DUBAI (Reuters) - Iran’s parliament will investigate the death of a blogger in police custody, a lawmaker said on Sunday following international condemnation of the incident.
Sattar Beheshti was arrested in his home on October 30, rights groups reported, after receiving death threats. The 35-year-old who ran an anti-government blog died possibly as a result of torture, Amnesty International said last week.
Deputy parliament speaker Mohammad Hassan Abu-Torabi Fard said on Sunday a committee would investigate Beheshti’s death, according to the Mehr news agency.
“The national security and foreign policy committee of Parliament has investigated this topic and has formed a committee in this regard,” Abu-Torabi Fard was quoted as saying.
Conservative and outspoken lawmaker Ahmad Tavakoli, who represents Tehran, criticised Iran’s judiciary for failing to address Beheshti’s death.

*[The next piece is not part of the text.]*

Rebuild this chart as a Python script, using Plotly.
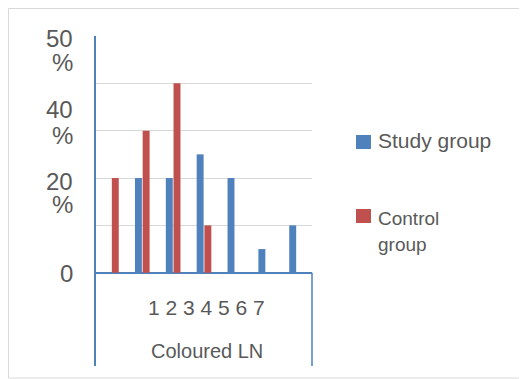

“I recommend that instead of dealing harshly with bloggers, you go after corrupt officials,” Tavakoli said, according to Mehr.
But in a statement later on Sunday, Iran’s judiciary said it would “quickly and decisively” deal with those responsible for Beheshti’s death.
“With the decisive and special order of judiciary chief Ayatollah Sadeq Larijani, all the aspects of the incidents have been carefully studied and the results will soon be announced,” the statement said, according to Mehr.
Iran has rejected criticism of its human rights record in the past as political and motivated by Western opposition to the Islamic Republic. But its leadership has taken action on other allegations of mistreatment of prisoners.
In 2009, Supreme Leader Ayatollah Ali Khamenei ordered the closure of the notorious Kahrizak detention centre. The order was given because the centre could not preserve “the rights of detainees”, said legislators at the time.
Media is tightly controlled in Iran and blogging has become one of the few outlets - albeit a risky one - for criticising the state.
Beheshti’s family initially gave interviews to media outlets on the circumstances of his arrest, but the International Campaign for Human Rights in Iran said on Thursday it had not been able to contact them in recent days and believed the family had been ordered by authorities to keep silent.
The Committee to Protect Journalists said Iran must explain Beheshti’s sudden death, and that the government must “halt its intense harassment of the victim’s family”.
The day before his arrest, Beheshti said he had been threatened.
“They sent me a message saying, ‘Tell your mother she will soon be wearing black because you don’t shut your big mouth’,” Amnesty quoted him as saying.
The European Union’s foreign affairs chief Catherine Ashton said on Sunday she was deeply concerned by Beheshti’s death and she called on Iran to conduct a thorough enquiry into the case.